After arriving at the dwarf planet Ceres one month ago, NASA’s ion powered Dawn spacecraft entered an initial capture orbit which took it to a maximum altitude of more than 46,000 miles above the icy body. Firing steadily, a 2.6 kw ion engine, one of three on-board, is now gradually reducing the spacecraft’s altitude to an initial science orbit 8,400 miles above the surface.

After completing the initial science phase, Dawn will gradually reduce its orbit even further, ultimately reaching a lower position more suited for high resolution photographs, some of which it is hoped, may solve the mystery of Ceres’ intriguing bright spots.

Dawn’s remarkable odyssey, which included a 14 month stint at the giant asteroid Vesta before breaking orbit and heading to Ceres, has produced a treasure trove of information, much of which can be found on the newly launched Vesta Trek website.

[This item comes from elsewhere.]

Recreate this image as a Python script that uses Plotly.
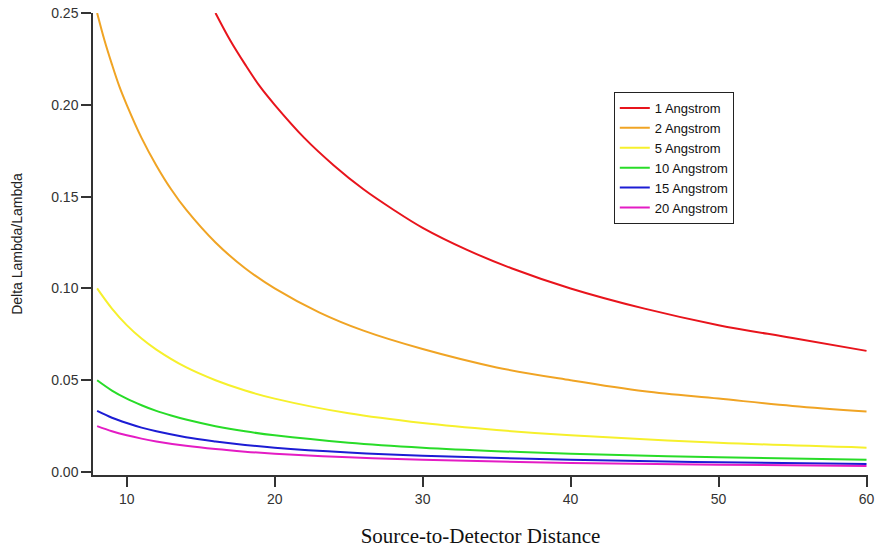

What we have learned of Vesta, and what we will learn of Ceres, is largely due to the history making performance of three 2.6 kw ion engines. While the mission is often described as “futuristic,” and in many ways it is, the engines themselves are dated, having been directly adapted from the single 30 cm NSTAR engine which powered the Deep Space 1 probe launched in 2008.

In the intervening years, electrical propulsion for commercial satellites, initially for station keeping, has gained steadily in popularity, a trend which culminated in the launch earlier this year of two Boeing built all-electrical comsats, which rode to orbit aboard a SpaceX Falcon 9 on March 1st.  With Airbus now booking electrical satellites as well, their future in Earth orbit appears well secured.

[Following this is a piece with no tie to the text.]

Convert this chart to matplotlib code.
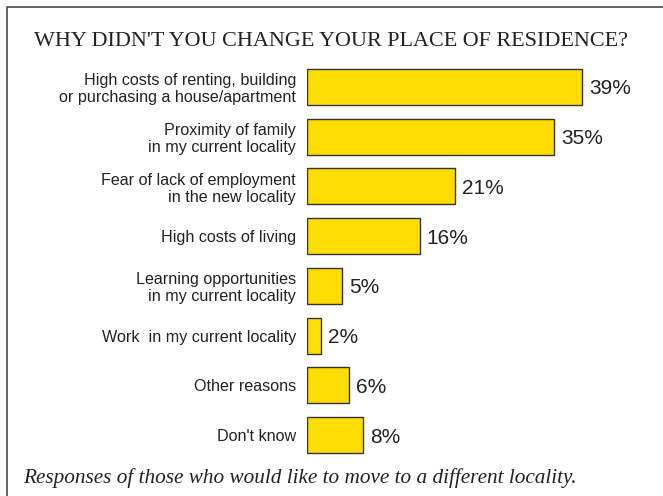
import numpy as np
import matplotlib
matplotlib.use("Agg")
import matplotlib.pyplot as plt
from matplotlib.lines import Line2D

# survey answers, top to bottom
reasons = [
    "High costs of renting, building\nor purchasing a house/apartment",
    "Proximity of family\nin my current locality",
    "Fear of lack of employment\nin the new locality",
    "High costs of living",
    "Learning opportunities\nin my current locality",
    "Work  in my current locality",
    "Other reasons",
    "Don't know",
]
shares = [39, 35, 21, 16, 5, 2, 6, 8]

W, H = 663, 496
fig = plt.figure(figsize=(W / 100, H / 100), dpi=100)

# bars area in pixel terms
left, right = 307, 660
top, bottom = 62, 460
ax = fig.add_axes([left / W, 1 - bottom / H, (right - left) / W, (bottom - top) / H])

ypos = np.arange(len(reasons))
ax.barh(ypos, shares, height=0.72, color="#FFDD00", edgecolor="#333333", linewidth=1.0)
for y, v in zip(ypos, shares):
    ax.text(v + 1.0, y + 0.04, f"{v}%", va="center", ha="left", fontsize=15,
            family="Liberation Sans", color="#222222")

ax.set_xlim(0, (right - left) / 7.05)
ax.set_ylim(len(reasons) - 0.5, -0.5)
ax.set_yticks(ypos)
ax.set_yticklabels(reasons, fontsize=11.6, family="Liberation Sans", color="#222222",
                   linespacing=1.15)
ax.tick_params(axis="y", length=0, pad=8)
ax.set_xticks([])
for s in ax.spines.values():
    s.set_visible(False)

fig.text(331 / W, 1 - 42 / H, "WHY DIDN'T YOU CHANGE YOUR PLACE OF RESIDENCE?",
         ha="center", va="center", fontsize=15.9, family="Liberation Serif", color="#222222")
fig.text(23 / W, 1 - 478 / H, "Responses of those who would like to move to a different locality.",
         ha="left", va="center", fontsize=15.3, family="Liberation Serif", style="italic",
         color="#222222")

# frame, open at right and bottom
fig.add_artist(Line2D([7 / W, 7 / W, 1], [0, 1 - 7 / H, 1 - 7 / H],
                      transform=fig.transFigure, color="#555555", linewidth=1.3))

fig.savefig("out.png", dpi=100)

It is in applications beyond Earth orbit however, where NASA seems to harbor a great deal of desire, but an unfocused strategy on how best to employ a technology which has the potential of leveraging deep space launch capability.

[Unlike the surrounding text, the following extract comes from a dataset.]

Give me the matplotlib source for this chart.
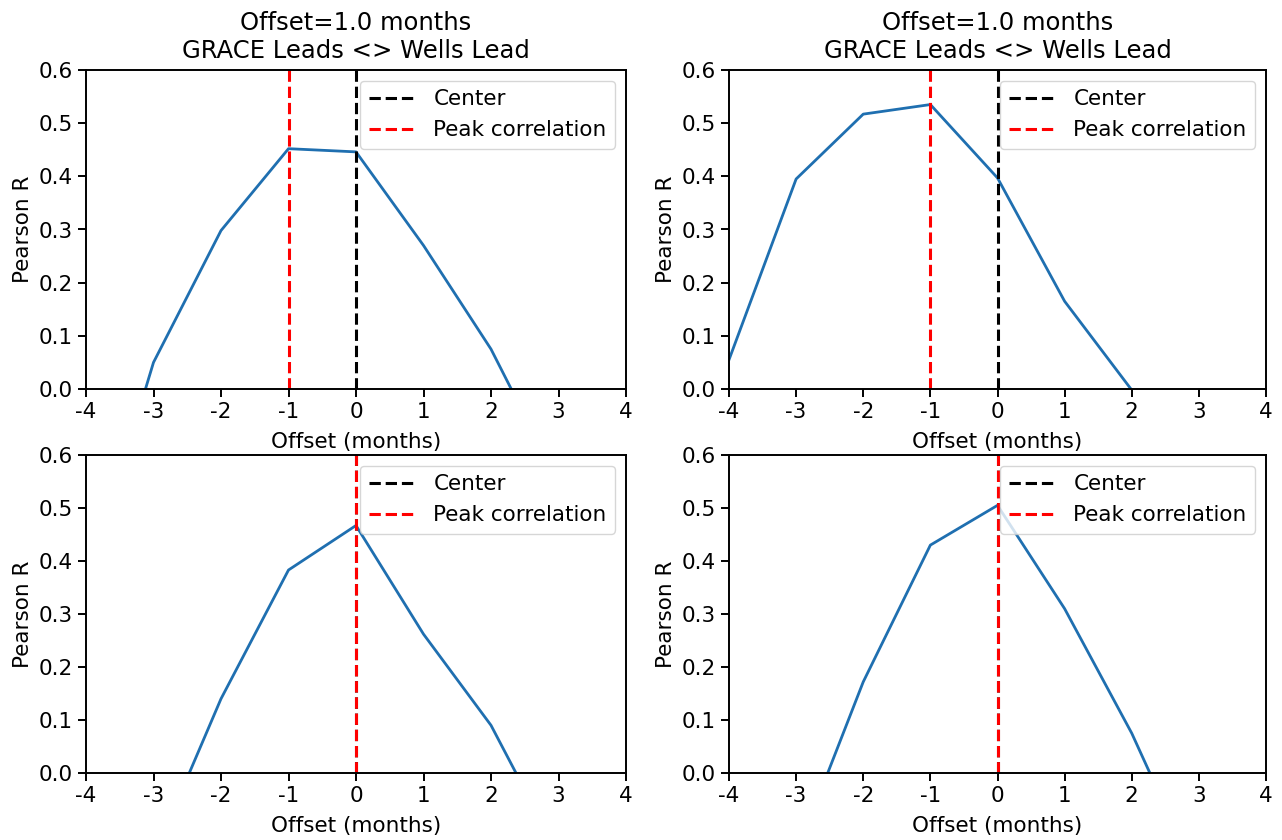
import matplotlib
matplotlib.use('Agg')
import matplotlib.pyplot as plt
import numpy as np

plt.rcParams['axes.unicode_minus'] = False

# offsets (months) and Pearson R for each panel
offsets = np.array([-4, -3, -2, -1, 0, 1, 2, 3, 4])
r_top_left = [-0.37, 0.05, 0.298, 0.452, 0.446, 0.27, 0.075, -0.175, -0.35]
r_top_right = [0.055, 0.395, 0.517, 0.535, 0.397, 0.165, -0.002, -0.2, -0.35]
r_bot_left = [-0.35, -0.158, 0.14, 0.383, 0.467, 0.262, 0.09, -0.153, -0.35]
r_bot_right = [-0.35, -0.153, 0.172, 0.43, 0.505, 0.31, 0.075, -0.203, -0.35]

title = "Offset=1.0 months\nGRACE Leads <> Wells Lead"

fig = plt.figure(figsize=(12.82, 8.4), dpi=100)
boxes = [
    (86 / 1282, 1 - 389 / 840, 540 / 1282, 319 / 840),
    (729 / 1282, 1 - 389 / 840, 537 / 1282, 319 / 840),
    (86 / 1282, 1 - 773 / 840, 540 / 1282, 318 / 840),
    (729 / 1282, 1 - 773 / 840, 537 / 1282, 318 / 840),
]
series = [r_top_left, r_top_right, r_bot_left, r_bot_right]

for i, (box, r) in enumerate(zip(boxes, series)):
    ax = fig.add_axes(box)
    r = np.array(r)
    ax.plot(offsets, r, color='#1f6fb0', lw=2)
    ax.axvline(0, color='black', ls='--', lw=2.2, label='Center')
    ax.axvline(offsets[np.argmax(r)], color='red', ls='--', lw=2.2, label='Peak correlation')
    ax.set_xlim(-4, 4)
    ax.set_ylim(0, 0.6)
    ax.set_xticks(range(-4, 5))
    ax.set_yticks([0, 0.1, 0.2, 0.3, 0.4, 0.5, 0.6])
    ax.tick_params(labelsize=15.5, width=1.4, length=6)
    ax.set_xlabel('Offset (months)', fontsize=15.5, labelpad=7)
    ax.set_ylabel('Pearson R', fontsize=15.5)
    for s in ax.spines.values():
        s.set_linewidth(1.4)
    if i < 2:
        ax.set_title(title, fontsize=17.5, pad=9)
    ax.legend(loc='upper right', fontsize=15.5, handlelength=2.2)

plt.savefig('out.png', dpi=100)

On March 30th, the agency announced three awards for advanced solar electrical propulsion as part twelve awards granted in its NextSTEP campaign. In this case, the painfully stretched acronym stands for Next Space Technologies for Exploration Partnerships (NextSTEP), the purpose of which is “to advance concept studies and technology development projects in the areas of advanced propulsion, habitation and small satellites.”

The three propulsion awards, which have a range of $400,000 to $3.5 million per year for a period of no more than three years were made to Ad Astra Rocket Company of Webster, Texas, Aeroject Rocketdyne Inc. of Redmond, Washington and MSNW LLC of Redmond, Washington.

These are for ground test articles only, but significantly, they are for a power range of 50 to 300 kilowatts, a level significantly exceeding the 5 kw “state of the art” and the 40 kw range which has been targeted for NASA’s somewhat unpopular Asteroid Redirect Mission. And that is where the questions come in. By tying a significant step in solar electrical propulsion, which in the case of ARM would be used to drive a small boulder from the vicinity of its native asteroid to high lunar orbit, NASA has placed this particular aspect in a precarious place. If Congress, which has no great love for ARM, denies funding, then one of its brighter components will suffer a setback.

If that turns our to be the case, the three three advanced propulsion awards, of which is for Ad Astra Rocket Company’s highly anticipated Variable Specific Impulse Magnetoplasma Rocket, or VASIMIR concept (press release here), will take on added significance.

For NASA, heavily focused on its “Journey to Mars” at the moment, the potential for electrical propulsion as a leveraging technology for cargo delivery to Mars orbit is an element showing up so frequently in the various proposed mission models, that it could be taken for a requirement. Or at least as much as any can for a goal which has a title, but with little else in the way of serious definition.

Regardless of what becomes of ARM, it is not too early for the agency to begin displaying the same enthusiasm for shipping unmanned cargo containers to the Red Planet via solar electrical propulsion (SEP) that its does for using the Space Launch System booster and the Orion spacecraft to send humans. It is after all, the one element of the equation which is likely to make any sort of financial sense.

It is also the key to building on the remarkable legacy of the Dawn spacecraft and opening up the entire inner solar system. If NASA, working with industry, can achieve something on the order of a standardized advanced propulsion package which is tailored to work with newly affordable EELV class boosters, then mission planners could be looking at a wide range of new possibilities.

In the end however, it is the coupling of electrical propulsion with a nuclear power source, a necessity for prolonged operation in the outer planets, which holds the potential for opening up a true golden age of automated planetary exploration. That age may be an unnecessarily long time coming however. NASA’s supply of PU-238, the power source for a number of critical missions such as the Cassini space probe and the Mars Curiosity rover, is perilously low, and in danger of running out.